Convective extreme events are a priority under the WCRP Grand Challenge on climate extremes, because they carry both society-relevant and scientific challenges that can be tackled in the coming years. Further, “coordinated modeling programs are crucially needed to advance parameterizations of unresolved physics and to assess the full potential of CPMs” (Prein et al., 2015)

The proposal reflects a number of FPS criteria and aims to enlist research groups beyond the current CORDEX community. Present and future convective extremes and their processes will be investigated with models at convection-permitting resolutions over selected sub-regions of Europe and the Mediterranean.

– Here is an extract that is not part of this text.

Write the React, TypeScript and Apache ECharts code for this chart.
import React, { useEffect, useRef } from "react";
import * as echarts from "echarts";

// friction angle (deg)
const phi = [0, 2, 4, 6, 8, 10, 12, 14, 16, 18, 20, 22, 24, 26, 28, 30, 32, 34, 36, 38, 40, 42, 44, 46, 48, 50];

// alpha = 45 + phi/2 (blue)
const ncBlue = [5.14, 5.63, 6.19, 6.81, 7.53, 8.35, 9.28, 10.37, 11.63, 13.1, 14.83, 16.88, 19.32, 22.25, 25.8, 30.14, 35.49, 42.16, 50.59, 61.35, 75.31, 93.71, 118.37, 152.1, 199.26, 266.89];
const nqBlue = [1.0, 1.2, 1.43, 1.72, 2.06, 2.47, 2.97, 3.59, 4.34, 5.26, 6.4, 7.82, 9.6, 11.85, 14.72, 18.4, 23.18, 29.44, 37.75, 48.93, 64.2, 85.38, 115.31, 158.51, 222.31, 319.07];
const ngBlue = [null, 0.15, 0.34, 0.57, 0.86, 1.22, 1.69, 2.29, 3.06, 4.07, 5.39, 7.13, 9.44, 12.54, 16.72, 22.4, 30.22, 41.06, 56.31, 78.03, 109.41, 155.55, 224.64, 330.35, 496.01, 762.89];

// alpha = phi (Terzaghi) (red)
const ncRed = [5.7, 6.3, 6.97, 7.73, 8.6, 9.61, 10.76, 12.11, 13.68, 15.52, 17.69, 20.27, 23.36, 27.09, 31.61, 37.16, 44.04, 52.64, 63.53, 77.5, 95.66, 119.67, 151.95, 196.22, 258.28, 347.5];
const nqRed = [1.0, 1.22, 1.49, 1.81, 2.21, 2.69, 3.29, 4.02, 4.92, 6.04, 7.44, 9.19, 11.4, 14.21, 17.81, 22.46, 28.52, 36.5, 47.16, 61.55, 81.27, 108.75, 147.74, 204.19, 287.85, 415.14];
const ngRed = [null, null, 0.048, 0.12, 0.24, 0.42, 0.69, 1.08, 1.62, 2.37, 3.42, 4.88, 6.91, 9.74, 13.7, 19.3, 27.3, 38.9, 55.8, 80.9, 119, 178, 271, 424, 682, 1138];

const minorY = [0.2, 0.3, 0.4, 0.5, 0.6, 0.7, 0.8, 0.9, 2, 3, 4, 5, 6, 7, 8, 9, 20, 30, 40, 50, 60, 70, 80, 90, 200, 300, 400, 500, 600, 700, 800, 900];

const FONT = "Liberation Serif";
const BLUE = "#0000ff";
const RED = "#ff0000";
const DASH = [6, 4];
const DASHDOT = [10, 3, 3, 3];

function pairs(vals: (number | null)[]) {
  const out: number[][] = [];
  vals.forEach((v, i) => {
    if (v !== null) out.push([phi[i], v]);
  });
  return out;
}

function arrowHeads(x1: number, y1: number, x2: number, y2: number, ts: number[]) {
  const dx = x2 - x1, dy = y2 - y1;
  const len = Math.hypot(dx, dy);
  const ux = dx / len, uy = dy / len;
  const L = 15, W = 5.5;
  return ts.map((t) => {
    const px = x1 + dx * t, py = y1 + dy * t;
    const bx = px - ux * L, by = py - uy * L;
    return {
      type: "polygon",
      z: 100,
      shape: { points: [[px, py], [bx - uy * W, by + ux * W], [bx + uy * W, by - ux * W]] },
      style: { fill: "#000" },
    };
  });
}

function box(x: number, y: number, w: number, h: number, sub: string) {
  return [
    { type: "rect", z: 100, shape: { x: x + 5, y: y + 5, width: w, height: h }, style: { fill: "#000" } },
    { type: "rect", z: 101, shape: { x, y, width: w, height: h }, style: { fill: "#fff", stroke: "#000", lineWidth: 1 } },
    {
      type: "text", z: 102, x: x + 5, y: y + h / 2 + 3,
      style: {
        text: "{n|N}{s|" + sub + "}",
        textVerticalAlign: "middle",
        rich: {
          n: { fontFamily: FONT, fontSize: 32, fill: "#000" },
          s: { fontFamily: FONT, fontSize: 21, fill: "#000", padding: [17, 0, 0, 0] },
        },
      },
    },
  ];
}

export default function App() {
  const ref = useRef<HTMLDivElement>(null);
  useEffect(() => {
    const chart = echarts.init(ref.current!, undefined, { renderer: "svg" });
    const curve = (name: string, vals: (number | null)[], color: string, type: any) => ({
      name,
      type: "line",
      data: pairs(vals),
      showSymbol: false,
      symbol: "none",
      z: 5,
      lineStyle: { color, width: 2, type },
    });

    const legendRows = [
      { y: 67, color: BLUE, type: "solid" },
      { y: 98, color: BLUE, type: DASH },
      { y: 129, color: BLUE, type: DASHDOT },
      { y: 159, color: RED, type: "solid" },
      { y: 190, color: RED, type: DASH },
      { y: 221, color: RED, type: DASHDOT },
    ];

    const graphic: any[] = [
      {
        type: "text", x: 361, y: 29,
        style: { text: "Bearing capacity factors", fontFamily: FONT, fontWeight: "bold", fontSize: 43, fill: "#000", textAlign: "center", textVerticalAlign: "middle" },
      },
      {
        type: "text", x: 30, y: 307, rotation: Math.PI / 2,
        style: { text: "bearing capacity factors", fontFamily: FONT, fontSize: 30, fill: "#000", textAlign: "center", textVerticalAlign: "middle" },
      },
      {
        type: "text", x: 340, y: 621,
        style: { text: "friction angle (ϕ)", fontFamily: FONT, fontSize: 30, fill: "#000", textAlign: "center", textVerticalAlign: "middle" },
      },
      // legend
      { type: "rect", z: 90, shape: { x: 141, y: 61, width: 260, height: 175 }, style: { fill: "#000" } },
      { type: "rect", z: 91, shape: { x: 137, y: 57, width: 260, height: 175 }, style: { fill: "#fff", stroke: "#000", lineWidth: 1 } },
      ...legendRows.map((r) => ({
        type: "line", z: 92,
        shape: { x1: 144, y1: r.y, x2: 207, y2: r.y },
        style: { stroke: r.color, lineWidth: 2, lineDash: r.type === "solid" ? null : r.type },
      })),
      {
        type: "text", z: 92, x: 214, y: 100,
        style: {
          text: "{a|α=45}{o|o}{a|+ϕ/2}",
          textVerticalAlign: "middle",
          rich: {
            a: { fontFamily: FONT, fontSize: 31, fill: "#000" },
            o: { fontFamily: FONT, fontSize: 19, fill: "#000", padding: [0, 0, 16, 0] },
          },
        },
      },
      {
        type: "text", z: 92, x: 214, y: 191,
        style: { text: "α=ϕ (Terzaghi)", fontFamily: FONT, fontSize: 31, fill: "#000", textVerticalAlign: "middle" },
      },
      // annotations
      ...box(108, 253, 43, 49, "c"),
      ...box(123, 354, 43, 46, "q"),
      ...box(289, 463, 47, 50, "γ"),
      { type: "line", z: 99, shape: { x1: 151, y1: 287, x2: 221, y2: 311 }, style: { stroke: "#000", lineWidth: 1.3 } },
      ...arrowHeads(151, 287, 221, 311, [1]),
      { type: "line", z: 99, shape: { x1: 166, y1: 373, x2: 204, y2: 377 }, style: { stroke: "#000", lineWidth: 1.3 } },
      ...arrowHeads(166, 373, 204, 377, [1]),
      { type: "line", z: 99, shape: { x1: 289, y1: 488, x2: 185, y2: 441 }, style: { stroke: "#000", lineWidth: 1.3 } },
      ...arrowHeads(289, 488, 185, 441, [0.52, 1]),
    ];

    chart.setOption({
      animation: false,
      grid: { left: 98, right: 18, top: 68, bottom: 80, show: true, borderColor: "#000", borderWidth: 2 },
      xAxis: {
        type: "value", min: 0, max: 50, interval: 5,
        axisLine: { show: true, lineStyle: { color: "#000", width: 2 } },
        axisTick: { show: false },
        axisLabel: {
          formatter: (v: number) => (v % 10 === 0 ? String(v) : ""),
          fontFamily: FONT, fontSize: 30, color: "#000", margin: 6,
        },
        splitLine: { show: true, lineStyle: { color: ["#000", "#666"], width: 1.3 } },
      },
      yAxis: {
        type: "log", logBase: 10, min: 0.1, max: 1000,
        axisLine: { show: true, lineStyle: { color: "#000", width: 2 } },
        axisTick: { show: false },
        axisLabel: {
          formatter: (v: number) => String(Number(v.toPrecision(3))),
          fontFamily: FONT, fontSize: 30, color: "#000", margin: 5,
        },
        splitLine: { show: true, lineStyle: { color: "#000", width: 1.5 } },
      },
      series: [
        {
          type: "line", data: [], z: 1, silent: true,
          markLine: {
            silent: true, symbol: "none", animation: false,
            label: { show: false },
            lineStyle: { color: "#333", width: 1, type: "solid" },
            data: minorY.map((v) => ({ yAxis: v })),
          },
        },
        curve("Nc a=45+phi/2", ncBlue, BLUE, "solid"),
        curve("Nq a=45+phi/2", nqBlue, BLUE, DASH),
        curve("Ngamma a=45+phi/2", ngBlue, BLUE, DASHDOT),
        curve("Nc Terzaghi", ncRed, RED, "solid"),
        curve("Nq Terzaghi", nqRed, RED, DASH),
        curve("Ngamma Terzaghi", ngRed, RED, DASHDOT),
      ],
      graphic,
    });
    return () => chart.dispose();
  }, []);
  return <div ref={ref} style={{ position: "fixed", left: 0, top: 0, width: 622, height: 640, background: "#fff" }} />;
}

Advanced statistical techniques will also be employed in parallel to evaluate the performance of dynamical models and to, potentially, serve as emulators of convective extremes, as well as detect and attribute their changes. The added value of fine scale representation of convection will be rigorously evaluated with respect to both coarser resolution simulations up to GCM scales and VIA applications. The availability of observational datasets at very high resolutions in both space and time allows unprecedented evaluation opportunities. The FPS mobilizes the Euro- and Med-CORDEX communities and is also open to new partners who bring fresh perspectives and expertise to bear on issues surrounding convective phenomena.